Rationale: This lesson will help children identify /m/, the phoneme represented by M. Students will learn to recognize /m/ in spoken words by learning a sound analogy (making music) and the letter symbol M, practice finding /m/ in words, and apply phoneme awareness with /m/ in phonetic cue reading by distinguishing rhyming words from beginnings letters (especially N).

 

Materials:

  • Primary paper

  • Pencil

  • picture of music notes and tongue tickler “Making Music with Martha and Mike”

  • crayons

  • Dr. Seuss’s ABC (Random House, 1963)

  • Words cards with MAKE, MAP, MAN, FUN, NOTE, MUD, MOP

  • Assessment worksheet identifying pictures with /m/

 

Procedures:

  1. “Today we’re going to work on getting to know the sound that the letter M makes. I’m going to show you what shape and movement your mouth makes when you make the /m/ sound. We spell that sound with the M. It has two humps like a mountain.

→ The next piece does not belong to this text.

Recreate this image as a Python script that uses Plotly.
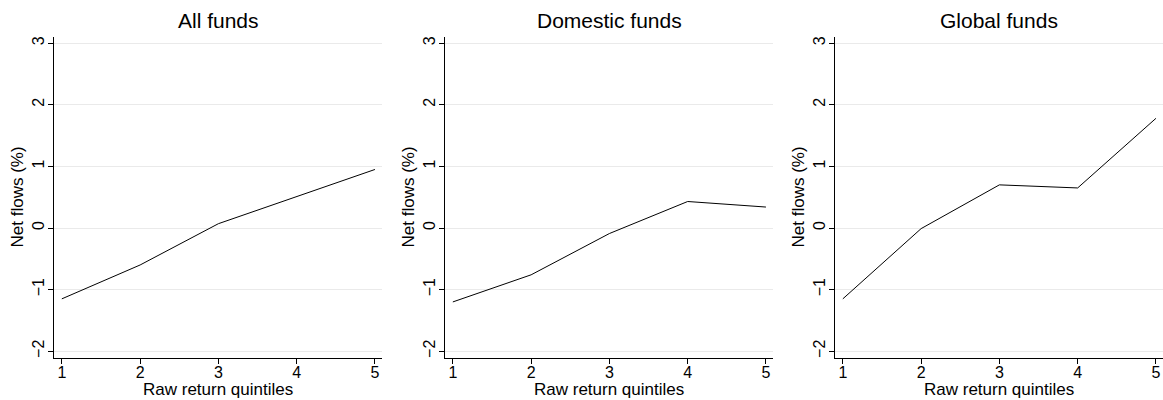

  2. “Let’s pretend we have a song in our head, and we are humming the tune. Everybody hum your favorite song! Now pay attention to your lips. Are they touching or not touching? Mine are touching in between my teeth.”

  3. Let’s try a tongue tickler. We have two friends named Martha and Mike. We are going to make music together. Here’s our tongue ticker: “Making Music with Martha and Mike.” Let’s all say it together. Now say it again and this time stretch out the /m/ at the beginning of the words. “Mmmaking Mmmusic with Mmmartha and Mmmike.” Try again and this time separate the /m/ sound from the rest of the word. “/m/ aking /m/ usic with /m/ artha and /m/ ike.”

  4. [Have students take out primary paper and pencil.] “We use the letter M to spell /m/. Capital M looks like two mountain peaks and lowercase m looks like two hills. Let’s write the lowercase letter m. Start at the fence and draw a line to the sidewalk, form a curved line back to the fence and back to the sidewalk. After I check your m, I want you to make nine more just like it.”

  5. Call on students and ask them to tell how they knew: Do you hear /m/ in make or fun? Monday or Wednesday? Man or kid? Home or park? Moose or goose? Say: “Let’s see if you can spot /m/ in some words. Play an air instrument if you hear /m/: The, messy, moose, makes, so, much, memorable, music.”

  6. “Let’s look at an alphabet book. Dr. Seuss tells us about mice singing midnight music in the moonlight” Read page 30, drawing out /m/. Ask children if they can think of other words that start with /m/.

  7. Show MAN and model how to decide if its man or fan: “The M tells me to say /m/-/m/-/m/ and play an air instrument, so this word is mmm-an. You try some: MIX: fix or mix? MAP: map or nap? MAKE: make or fake? MUD: mud or bud? MIND: mind or find?”

  8. For assessment, distribute the worksheet. Students color the pictures that begin with M. Call students individually to read the phonic cue words from step #8.

 

Worksheet:

https://easypeasylearners.com/wp-content/uploads/2017/02/Letter-M-Worksheet-Set.pdf (page 1)

 

References:

Munching with M!

https://kendallmckone1.wixsite.com/educationalportfolio/emergent-literacy

 

Dan the Dino Stomps

https://mlb0133.wixsite.com/ctrd3000/emergent-literacy

 

Mmmm! That’s Good!

https://sites.google.com/view/ctrdlessondesigns/emergent-literacy-design?authuser=1

Reading Genie Awakenings Index 

https://wp.auburn.edu/rdggenie/home/classroom/awakenings/ 

 

Books:

Seuss. Dr. Seuss’s ABC. HarperCollins Children’s Books, 2016.